My trainer is a college student. I pay her $25/hr. Professional trainers in my area are between $40 to $50 per hour. Any other barn work should go at a minimum wage range (note: some states have an "agricultural" minimum wage which is less than the regular minimum wage).

I agree that a 23 year old TB might get really expensive and maybe you should pass on it. However, if you could work out a real written contract with $$ per hour (separate rates for training and for grunt work) and have it applied toward a future horse, it might work. As previously said, be sure it is all in writing and that if you never get a horse to keep there you are reimbursed for your time.

I don't know how many hours you have already worked but You might want to re-think continuing if you are not getting some kind of re-imbursement.

This is an opportunity to learn about contracts. Be prepared for her to NOT like it.


----------



## Saskia (Aug 26, 2009)

You need to get things clear before moving forward.

I'd get a contract and for the first part of that agree to a monthly or weekly fee for boarding. Make it reasonable. That is the amount you pay if you get sick or go on holiday. From there you'll work out if your work is worth what you're getting. Call around and find out the going rate for board with no real riding areas. 

Meanwhile there is no need to work there. It doesn't sound fair at all.


----------



## weeedlady (Jul 19, 2014)

Option D, without a doubt. 
M


----------



## tim62988 (Aug 30, 2012)

Option E. find somewhere to work off some lessons. then YOU can decide if you want to work one day a week for 2 hours in exchange for 2 hours of riding, ect.... NO liability to you of the "what if's" of borrowing someone else's animal.

do some lessons, exercise some horses and a lot more black and white


----------



## ShirtHotTeez (Sep 23, 2014)

Whether you stay or go...break it all down into $$ values to make sure you are getting a fair deal. It will make it easier to see where any cash adjustments need to be made. Talk it over with her. Get everything in writing or walk. 


I think you can do better than this, the woman has already moved the goalpost and you don't even have a horse there yet. I think you are being taken advantage of.

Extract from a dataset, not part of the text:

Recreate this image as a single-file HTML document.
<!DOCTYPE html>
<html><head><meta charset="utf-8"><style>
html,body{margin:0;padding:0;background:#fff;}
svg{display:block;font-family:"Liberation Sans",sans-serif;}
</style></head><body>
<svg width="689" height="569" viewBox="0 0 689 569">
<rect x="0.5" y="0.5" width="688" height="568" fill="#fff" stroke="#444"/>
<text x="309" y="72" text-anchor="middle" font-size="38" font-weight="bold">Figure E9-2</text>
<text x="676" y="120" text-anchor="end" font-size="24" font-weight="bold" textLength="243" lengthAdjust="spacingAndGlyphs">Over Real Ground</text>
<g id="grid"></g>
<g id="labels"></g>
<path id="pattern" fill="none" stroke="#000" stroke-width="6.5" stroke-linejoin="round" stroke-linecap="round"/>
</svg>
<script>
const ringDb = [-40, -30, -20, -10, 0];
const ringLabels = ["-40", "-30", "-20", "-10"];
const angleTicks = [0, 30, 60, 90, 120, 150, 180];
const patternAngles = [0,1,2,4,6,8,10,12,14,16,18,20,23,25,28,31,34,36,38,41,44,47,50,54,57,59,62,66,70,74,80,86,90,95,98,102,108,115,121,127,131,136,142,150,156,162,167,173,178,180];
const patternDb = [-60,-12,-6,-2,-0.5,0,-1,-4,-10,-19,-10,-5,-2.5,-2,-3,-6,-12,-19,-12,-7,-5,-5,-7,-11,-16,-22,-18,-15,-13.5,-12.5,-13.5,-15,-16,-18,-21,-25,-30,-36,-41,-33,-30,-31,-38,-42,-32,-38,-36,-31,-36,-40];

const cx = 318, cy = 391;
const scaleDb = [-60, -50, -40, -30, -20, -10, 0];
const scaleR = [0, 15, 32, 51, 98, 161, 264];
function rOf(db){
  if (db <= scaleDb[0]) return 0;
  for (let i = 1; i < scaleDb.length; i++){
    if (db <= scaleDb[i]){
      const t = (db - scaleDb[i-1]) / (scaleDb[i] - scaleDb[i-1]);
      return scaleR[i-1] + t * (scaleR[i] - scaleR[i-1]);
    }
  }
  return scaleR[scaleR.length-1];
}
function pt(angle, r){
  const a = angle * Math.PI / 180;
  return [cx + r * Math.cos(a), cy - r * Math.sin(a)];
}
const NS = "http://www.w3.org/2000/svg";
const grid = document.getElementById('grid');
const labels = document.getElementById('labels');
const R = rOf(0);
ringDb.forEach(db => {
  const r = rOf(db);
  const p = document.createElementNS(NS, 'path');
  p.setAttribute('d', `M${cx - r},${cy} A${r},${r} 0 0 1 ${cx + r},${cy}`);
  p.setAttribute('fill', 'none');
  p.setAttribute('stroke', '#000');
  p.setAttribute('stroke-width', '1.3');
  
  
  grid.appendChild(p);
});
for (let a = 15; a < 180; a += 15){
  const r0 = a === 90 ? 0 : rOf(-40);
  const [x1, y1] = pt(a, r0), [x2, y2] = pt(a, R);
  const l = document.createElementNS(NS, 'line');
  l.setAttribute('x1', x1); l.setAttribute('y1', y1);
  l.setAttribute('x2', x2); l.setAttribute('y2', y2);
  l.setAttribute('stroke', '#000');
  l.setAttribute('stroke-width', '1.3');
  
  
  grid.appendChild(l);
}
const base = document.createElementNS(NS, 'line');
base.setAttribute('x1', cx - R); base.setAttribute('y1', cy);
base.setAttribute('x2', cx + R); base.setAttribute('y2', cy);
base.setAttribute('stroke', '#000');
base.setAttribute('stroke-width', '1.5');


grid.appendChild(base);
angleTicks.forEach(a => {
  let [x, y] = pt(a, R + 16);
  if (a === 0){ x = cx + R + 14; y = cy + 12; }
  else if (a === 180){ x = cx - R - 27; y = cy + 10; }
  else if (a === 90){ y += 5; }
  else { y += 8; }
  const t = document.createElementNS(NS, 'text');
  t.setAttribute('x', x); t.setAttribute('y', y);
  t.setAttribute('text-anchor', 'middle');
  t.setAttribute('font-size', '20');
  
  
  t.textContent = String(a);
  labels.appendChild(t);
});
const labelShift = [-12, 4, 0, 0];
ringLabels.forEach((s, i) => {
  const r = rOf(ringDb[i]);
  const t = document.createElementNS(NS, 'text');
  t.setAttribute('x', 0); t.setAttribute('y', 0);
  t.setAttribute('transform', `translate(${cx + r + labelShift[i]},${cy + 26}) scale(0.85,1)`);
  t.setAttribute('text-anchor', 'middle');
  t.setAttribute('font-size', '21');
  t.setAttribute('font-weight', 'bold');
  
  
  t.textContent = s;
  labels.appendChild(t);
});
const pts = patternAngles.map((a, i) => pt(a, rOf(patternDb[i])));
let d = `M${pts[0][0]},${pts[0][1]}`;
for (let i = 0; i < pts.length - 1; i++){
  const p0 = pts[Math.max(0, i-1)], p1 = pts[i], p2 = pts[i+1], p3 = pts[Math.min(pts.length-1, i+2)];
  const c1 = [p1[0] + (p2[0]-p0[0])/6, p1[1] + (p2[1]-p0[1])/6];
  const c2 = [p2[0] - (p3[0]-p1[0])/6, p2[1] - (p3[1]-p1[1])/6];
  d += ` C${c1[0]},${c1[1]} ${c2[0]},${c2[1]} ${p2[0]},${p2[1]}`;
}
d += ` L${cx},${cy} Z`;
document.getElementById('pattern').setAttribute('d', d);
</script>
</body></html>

If you stay...end now this BS of spending an hour catching her horses. I won't even put up with that for my own!!


----------



## DressageIsToDance (Jun 10, 2010)

I worked off my board and lessons up until about a year and a half ago. When I started, I was younger and didn't make a lot with my part time job and actually needed to make up the financial difference. It started out as 2 days a week. Then it escalated and about two, maybe two and a half years later, I was doing the majority of the horse care, along with a full time job, not to mention the "maintenance" and "improvement" of the barn as well. I was even in charge of washing and storing the 30-40 blankets of all her boarders at the end of blanketing season!

By the time I put an end to things, I had my own full time job to deal with and I was still trying to hold together my BO's business (which was her only job). It got to the point where it was almost expected of me as some sort of bizarre courtesy. I had a talk with her about starting to pay her for my board and lessons and stop working, explaining my situation was different in life now. I was still pressured to help around the barn, or else catch an attitude.

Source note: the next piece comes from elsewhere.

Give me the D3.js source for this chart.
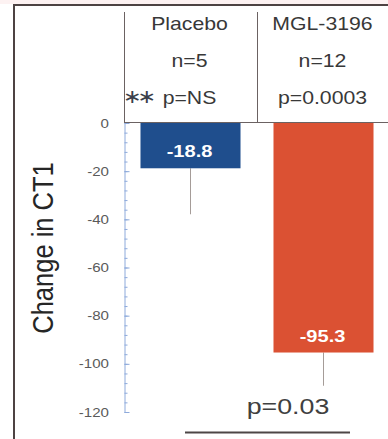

So I chose to leave rather than try to "cut the cord". I realized she preferred my work over my money, because she had a full barn of paying boarders. I would get the cold shoulder if I wasn't doing her bidding, and that showed through with brilliance at a show before I left her where I was treated with disrespect and lack of importance, despite paying full price rates like everyone else.

Now, your situation is a bit different from mine obviously. But the principal is the same. Exchanging barn work for services is a slippery slope, and when the expected work load begins to increase with little to no return, especially if its presented as an expectation - it's time to run. There's almost nowhere good it can lead.

If you do find a more suitable situation in which to do barn work in exchange for services, get it in writing from the start, and don't do anything "in advance". Neither them doing something for you in advance or you from them. The best chance for the situation to work out well is if neither party owes the other anything if it can be avoided.


----------



## Raven13 (Apr 12, 2013)

Sorry everyone, I kind of dropped this thread and ran away from the forum again. 

I decided to decline the woman's deal. I did talk to her asking why the sudden change, and she said that she had spoken to her friends who said that when they bring in a boarder in exchange for work they have them do five days. The woman knew I couldn't do five days so that is why she was hoping to get four out of me. I told her four would really be pushing it. 

She tried negotiating for a whole weekends work once a month (in addition to the three other days), Friday evening feed and bringing in the horses, Saturday morning feed and turn out, bringing the pony in early, then the horses in the evening and feeding then Sunday morning feed and turnout. I would not be able to stay on her property and would have to travel to and from her barn for every task on the list. She tried to "remind" me that this was originally part of the plan, but it wasn't. She did originally say it would be a possibility maybe a two or three times a year, but not once a month. The constant change of plans and wishy washiness of the whole situation spooked me off. 

I have had a bit of time to "recover" emotionally from being so close to getting back into horses only to run into a brick wall. I have decided to start up lessons again. I had previously had doubts about starting lessons because of my previous experience with a lesson barn. I only repetitively did walk, trot, canter, and small cross rails set in simple lines or diagonals over and over and over again even after 8 years of riding. I didn't learn to RIDE until I finally switched to my private trainer, but she requires that you have your own horse. That is why I had my heart set on setting up a leasing situation, so I could take lessons from her again.

I did find a private jumpers trainer who is based out of a lesson barn. I actually met her in my travels of trying to find a barn who would be willing to work with me for board. The trainer is the one who point me in the direction of the woman with whom I was trying to work things out. Just from a few minutes of meeting her I could tell that she was a wonderfully sweet and gentle trainer who was truly in it for the love of horses and riding. Her name is Pia Suffolato (formerly Vaske), she is the daughter of international German rider Otto Vaske. I'm very much looking forward to training with her. I go to meet her either Tuesday or Wednesday.


----------



## Boo Walker (Jul 25, 2012)

I like how you listened to your gut and didn't try to force the situation to work. You'll be a lot happier and sane in the long run!


----------



## Saddlebag (Jan 17, 2011)

When working off board, you need to calculate your hours at least at min. wage then calculate the board cost. Simple. It's drawn up in a contract. If you weren't trading for board, the BO would have to pay at least min. wage. Labor laws. That said, glad to hear you are steering clear.


----------